> **Problem**
Retype, exactly as they stand, the lines from the start of the data to the line that contains "(dec) at (307,544)", both ends included. Leave the pictures out.

> **Data block**
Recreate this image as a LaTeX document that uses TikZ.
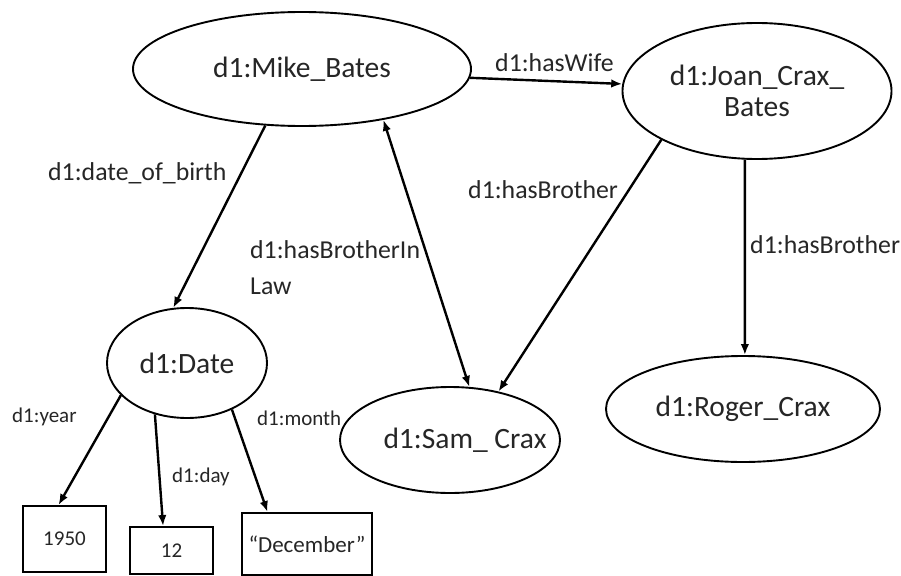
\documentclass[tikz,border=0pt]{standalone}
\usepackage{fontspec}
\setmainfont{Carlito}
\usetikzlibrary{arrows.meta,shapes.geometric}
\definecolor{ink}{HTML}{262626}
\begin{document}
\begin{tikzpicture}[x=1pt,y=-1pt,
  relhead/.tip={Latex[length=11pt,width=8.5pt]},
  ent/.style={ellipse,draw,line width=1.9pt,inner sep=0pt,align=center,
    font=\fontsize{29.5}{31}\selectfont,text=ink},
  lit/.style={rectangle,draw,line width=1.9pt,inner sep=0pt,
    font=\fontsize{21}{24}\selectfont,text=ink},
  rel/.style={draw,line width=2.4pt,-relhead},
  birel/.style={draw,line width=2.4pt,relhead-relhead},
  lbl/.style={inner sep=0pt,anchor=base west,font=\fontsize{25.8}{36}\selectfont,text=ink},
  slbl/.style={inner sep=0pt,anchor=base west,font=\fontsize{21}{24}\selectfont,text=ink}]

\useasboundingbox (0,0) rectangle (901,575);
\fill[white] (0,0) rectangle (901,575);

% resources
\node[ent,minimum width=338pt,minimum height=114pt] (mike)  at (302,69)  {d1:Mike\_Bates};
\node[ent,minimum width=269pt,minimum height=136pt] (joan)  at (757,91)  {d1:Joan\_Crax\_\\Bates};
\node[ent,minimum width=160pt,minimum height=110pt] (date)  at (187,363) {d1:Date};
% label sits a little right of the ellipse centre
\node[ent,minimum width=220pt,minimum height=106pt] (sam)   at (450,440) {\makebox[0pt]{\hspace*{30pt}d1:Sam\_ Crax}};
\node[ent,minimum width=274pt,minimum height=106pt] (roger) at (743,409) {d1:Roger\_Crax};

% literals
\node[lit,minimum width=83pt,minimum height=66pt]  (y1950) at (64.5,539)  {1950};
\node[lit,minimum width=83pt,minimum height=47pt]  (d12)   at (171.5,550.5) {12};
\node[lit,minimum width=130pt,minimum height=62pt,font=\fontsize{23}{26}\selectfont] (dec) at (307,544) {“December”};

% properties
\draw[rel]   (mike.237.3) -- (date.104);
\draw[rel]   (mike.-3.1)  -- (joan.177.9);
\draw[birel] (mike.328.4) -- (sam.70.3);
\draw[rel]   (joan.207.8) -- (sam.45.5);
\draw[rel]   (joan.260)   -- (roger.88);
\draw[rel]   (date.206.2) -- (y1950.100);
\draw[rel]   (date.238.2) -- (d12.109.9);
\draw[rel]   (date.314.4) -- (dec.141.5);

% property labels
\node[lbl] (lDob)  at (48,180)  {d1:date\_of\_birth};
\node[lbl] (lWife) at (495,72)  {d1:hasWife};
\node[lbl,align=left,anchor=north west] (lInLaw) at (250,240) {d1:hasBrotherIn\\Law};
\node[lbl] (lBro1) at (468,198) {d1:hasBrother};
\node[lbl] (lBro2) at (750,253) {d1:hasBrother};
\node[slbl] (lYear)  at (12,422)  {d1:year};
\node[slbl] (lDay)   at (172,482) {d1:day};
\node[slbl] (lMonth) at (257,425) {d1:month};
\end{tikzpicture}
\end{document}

> **Answer**
Recreate this image as a LaTeX document that uses TikZ.
\documentclass[tikz,border=0pt]{standalone}
\usepackage{fontspec}
\setmainfont{Carlito}
\usetikzlibrary{arrows.meta,shapes.geometric}
\definecolor{ink}{HTML}{262626}
\begin{document}
\begin{tikzpicture}[x=1pt,y=-1pt,
  relhead/.tip={Latex[length=11pt,width=8.5pt]},
  ent/.style={ellipse,draw,line width=1.9pt,inner sep=0pt,align=center,
    font=\fontsize{29.5}{31}\selectfont,text=ink},
  lit/.style={rectangle,draw,line width=1.9pt,inner sep=0pt,
    font=\fontsize{21}{24}\selectfont,text=ink},
  rel/.style={draw,line width=2.4pt,-relhead},
  birel/.style={draw,line width=2.4pt,relhead-relhead},
  lbl/.style={inner sep=0pt,anchor=base west,font=\fontsize{25.8}{36}\selectfont,text=ink},
  slbl/.style={inner sep=0pt,anchor=base west,font=\fontsize{21}{24}\selectfont,text=ink}]

\useasboundingbox (0,0) rectangle (901,575);
\fill[white] (0,0) rectangle (901,575);

% resources
\node[ent,minimum width=338pt,minimum height=114pt] (mike)  at (302,69)  {d1:Mike\_Bates};
\node[ent,minimum width=269pt,minimum height=136pt] (joan)  at (757,91)  {d1:Joan\_Crax\_\\Bates};
\node[ent,minimum width=160pt,minimum height=110pt] (date)  at (187,363) {d1:Date};
% label sits a little right of the ellipse centre
\node[ent,minimum width=220pt,minimum height=106pt] (sam)   at (450,440) {\makebox[0pt]{\hspace*{30pt}d1:Sam\_ Crax}};
\node[ent,minimum width=274pt,minimum height=106pt] (roger) at (743,409) {d1:Roger\_Crax};

% literals
\node[lit,minimum width=83pt,minimum height=66pt]  (y1950) at (64.5,539)  {1950};
\node[lit,minimum width=83pt,minimum height=47pt]  (d12)   at (171.5,550.5) {12};
\node[lit,minimum width=130pt,minimum height=62pt,font=\fontsize{23}{26}\selectfont] (dec) at (307,544) {“December”};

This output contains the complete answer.